What makes Lords worth reading is Belardes strong sense of plot, his descriptive powers, his easy to follow prose, and the fully drawn characters of Minstrel, Carol and Ricky Rollins. What keeps Lords from being a great book is Sundale. And that’s a shame, because clearly, Belardes is a good enough writer to have a great novel in him. I hope some day I get to read it.

Read this book

Why should you read Michael Lewis’ Moneyball?

Because Lewis humanizes the sometimes dry subject of sabermetrics, the art and science of baseball statistical analysis?

Or maybe it’s because Lewis helps readers understand how the Oakland A’s have not only used sabermetrics to build a better baseball team, but have extended and innovated the field?

Or maybe you’d like to get a good behind the scenes view of how a major league ball club wheels and deals.

Maybe you’re just an Oakland A’s fan.

Possibly, you’re a less knowledgeable major league GM and you dislike Billy Beane and you figure this book will give you more ammo to ridicule him with.

All of these reasons are good reasons to read Moneyball.

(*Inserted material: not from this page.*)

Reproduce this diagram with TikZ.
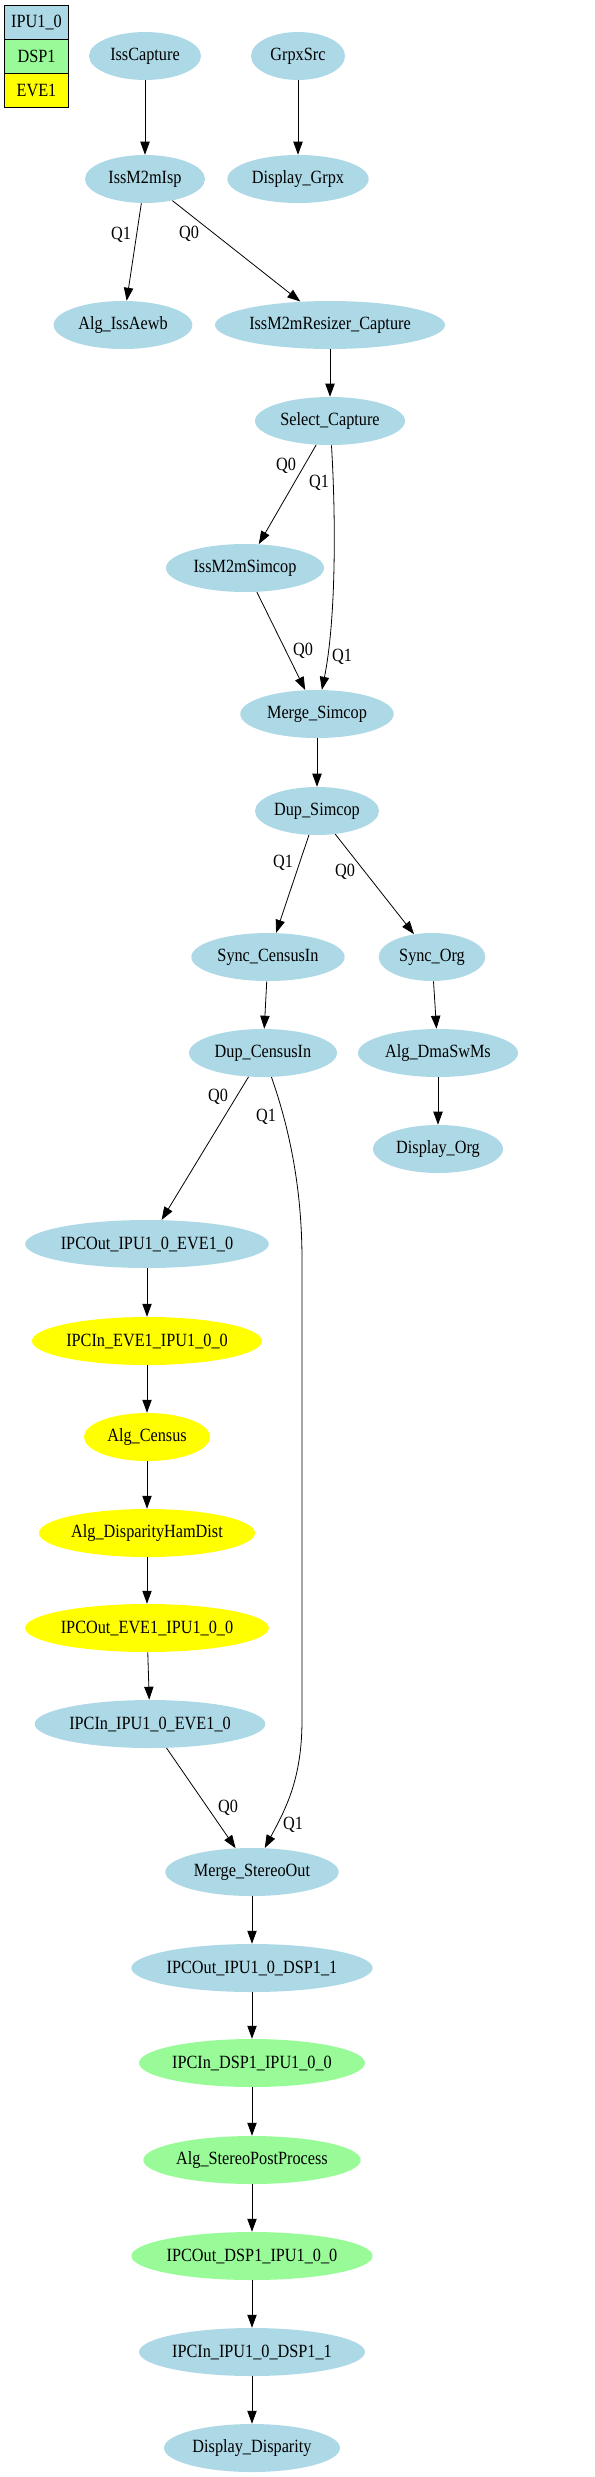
\documentclass[tikz,border=0pt]{standalone}
\usepackage{fontspec}
\setmainfont{Liberation Serif}[FakeStretch = 0.87]
\usetikzlibrary{shapes.geometric, arrows.meta}
\definecolor{ipu}{RGB}{173, 216, 230}
\definecolor{dsp}{RGB}{152, 251, 152}
\definecolor{eve}{RGB}{255, 255, 0}
\tikzset{
  task/.style = {ellipse, fill = ipu, inner sep = 0pt, minimum height = 36pt},
  legendbox/.style = {draw, line width = 0.75pt, minimum width = 47.5pt,
    minimum height = 25.5pt, inner sep = 0pt},
  flow/.style = {line width = 0.6pt, -{Triangle[length = 9.75pt, width = 7pt]}},
  qlabel/.style = {inner sep = 0pt}
}
\begin{document}
\begin{tikzpicture}[x = 0.75pt, y = -0.75pt, font = \fontsize{14}{16}\selectfont]
\useasboundingbox (0, 0) rectangle (595, 2477);

\node (legIpu) at (36.5, 22.5) [legendbox, fill = ipu] {IPU1\_0};
\node (legDsp) at (36.5, 56.5) [legendbox, fill = dsp] {DSP1};
\node (legEve) at (36.5, 90.5) [legendbox, fill = eve] {EVE1};

\node (issCap) at (145, 56) [task, minimum width = 84pt] {IssCapture};
\node (grpxSrc) at (298, 56) [task, minimum width = 70.5pt] {GrpxSrc};
\node (issIsp) at (145, 179) [task, minimum width = 90pt] {IssM2mIsp};
\node (dispGrpx) at (298, 179) [task, minimum width = 106pt] {Display\_Grpx};
\node (algAewb) at (123, 325) [task, minimum width = 104pt] {Alg\_IssAewb};
\node (issRsz) at (330, 325) [task, minimum width = 172.5pt] {IssM2mResizer\_Capture};
\node (selCap) at (330, 421) [task, minimum width = 112.5pt] {Select\_Capture};
\node (issSim) at (245, 568) [task, minimum width = 118.5pt] {IssM2mSimcop};
\node (mrgSim) at (317, 714) [task, minimum width = 115pt] {Merge\_Simcop};
\node (dupSim) at (317, 811) [task, minimum width = 93pt] {Dup\_Simcop};
\node (syncCen) at (268, 957) [task, minimum width = 115pt] {Sync\_CensusIn};
\node (syncOrg) at (432, 957) [task, minimum width = 80pt] {Sync\_Org};
\node (dupCen) at (263, 1053) [task, minimum width = 111pt] {Dup\_CensusIn};
\node (algDma) at (438, 1053) [task, minimum width = 120pt] {Alg\_DmaSwMs};
\node (dispOrg) at (438, 1149) [task, minimum width = 97.5pt] {Display\_Org};
\node (outIpuEve) at (147, 1244) [task, minimum width = 181.5pt] {IPCOut\_IPU1\_0\_EVE1\_0};
\node (inEveIpu) at (147, 1341) [task, fill = eve, minimum width = 172.5pt] {IPCIn\_EVE1\_IPU1\_0\_0};
\node (algCen) at (147, 1437) [task, fill = eve, minimum width = 94.5pt] {Alg\_Census};
\node (algHam) at (147, 1533) [task, fill = eve, minimum width = 162pt] {Alg\_DisparityHamDist};
\node (outEveIpu) at (147, 1628) [task, fill = eve, minimum width = 181.5pt] {IPCOut\_EVE1\_IPU1\_0\_0};
\node (inIpuEve) at (150, 1724) [task, minimum width = 173pt] {IPCIn\_IPU1\_0\_EVE1\_0};
\node (mrgSte) at (252, 1872) [task, minimum width = 130pt] {Merge\_StereoOut};
\node (outIpuDsp) at (252, 1968) [task, minimum width = 179pt] {IPCOut\_IPU1\_0\_DSP1\_1};
\node (inDspIpu) at (252, 2063) [task, fill = dsp, minimum width = 169pt] {IPCIn\_DSP1\_IPU1\_0\_0};
\node (algPost) at (252, 2160) [task, fill = dsp, minimum width = 163pt] {Alg\_StereoPostProcess};
\node (outDspIpu) at (252, 2256) [task, fill = dsp, minimum width = 179pt] {IPCOut\_DSP1\_IPU1\_0\_0};
\node (inIpuDsp) at (252, 2352) [task, minimum width = 169pt] {IPCIn\_IPU1\_0\_DSP1\_1};
\node (dispDisp) at (252, 2448) [task, minimum width = 132pt] {Display\_Disparity};

\draw [flow] (issCap) to (issIsp);
\draw [flow] (grpxSrc) to (dispGrpx);
\draw [flow] (issIsp) to (algAewb);
\draw [flow] (issIsp) to (issRsz);
\draw [flow] (issRsz) to (selCap);
\draw [flow] (selCap) to (issSim);
\draw [flow] (selCap) .. controls (336, 520) and (336, 620) .. (mrgSim);
\draw [flow] (issSim) to (mrgSim);
\draw [flow] (mrgSim) to (dupSim);
\draw [flow] (dupSim) to (syncCen);
\draw [flow] (dupSim) to (syncOrg);
\draw [flow] (syncCen) to (dupCen);
\draw [flow] (syncOrg) to (algDma);
\draw [flow] (algDma) to (dispOrg);
\draw [flow] (dupCen) to (outIpuEve);
\draw [flow] (dupCen) .. controls (290, 1130) and (302, 1190) .. (302, 1260)
  -- (302, 1720) .. controls (302, 1780) and (285, 1810) .. (mrgSte);
\draw [flow] (outIpuEve) to (inEveIpu);
\draw [flow] (inEveIpu) to (algCen);
\draw [flow] (algCen) to (algHam);
\draw [flow] (algHam) to (outEveIpu);
\draw [flow] (outEveIpu) to (inIpuEve);
\draw [flow] (inIpuEve) to (mrgSte);
\draw [flow] (mrgSte) to (outIpuDsp);
\draw [flow] (outIpuDsp) to (inDspIpu);
\draw [flow] (inDspIpu) to (algPost);
\draw [flow] (algPost) to (outDspIpu);
\draw [flow] (outDspIpu) to (inIpuDsp);
\draw [flow] (inIpuDsp) to (dispDisp);

\node (qIspAewb) at (121, 235) [qlabel] {Q1};
\node (qIspRsz) at (189, 234) [qlabel] {Q0};
\node (qSelSim) at (286, 466) [qlabel] {Q0};
\node (qSelMrg) at (319, 483) [qlabel] {Q1};
\node (qSimMrg) at (303, 651) [qlabel] {Q0};
\node (qMrgIn) at (342, 657) [qlabel] {Q1};
\node (qDupCen) at (283, 863) [qlabel] {Q1};
\node (qDupOrg) at (345, 872) [qlabel] {Q0};
\node (qCenOut) at (218, 1097) [qlabel] {Q0};
\node (qCenMrg) at (266, 1117) [qlabel] {Q1};
\node (qEveMrg) at (228, 1808) [qlabel] {Q0};
\node (qSteIn) at (293, 1825) [qlabel] {Q1};
\end{tikzpicture}
\end{document}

But the real reason you should read Moneyball is it’s a damn good book. In the world of literary journalism, Moneyball must be considered one of the classics. It reads more like a collection of short stories than a non-fiction book on baseball. If this book doesn’t win a Pulitzer Prize this year, they should stop giving out the award because it will be meaningless.

What makes the book great is the stories Lewis weaves about the subjects of his book, from Billy Beane, the all-athlete, all-tools phenom without a clue of how to become a real big leaguer, to Scott Hatteberg and Chad Bradford — cases off from other organizations who play the game at a level of sophistication beyond the reach of 90 percent of other major leaguers.

There are two ways to become a great ballplayer — have great tools and the discipline to exploit those tools, or you play with your head. Hatteberg and Bradford play smart baseball, though Bradford’s head is also his biggest enemy, as Lewis brings out in deep and powerful prose. My favorite parts of the book dealt with Hatteberg and Bradford, especially the way Lewis weaved Bradford’s story around Oakland’s quest last season for 20-straight victories.

This is one of those books that I wanted to read non-stop. If I didn’t have adult responsibilities, I would have read it all within 24 hours of getting it — without sleeping. I haven’t done that with a book since college, and that’s why you should buy this book.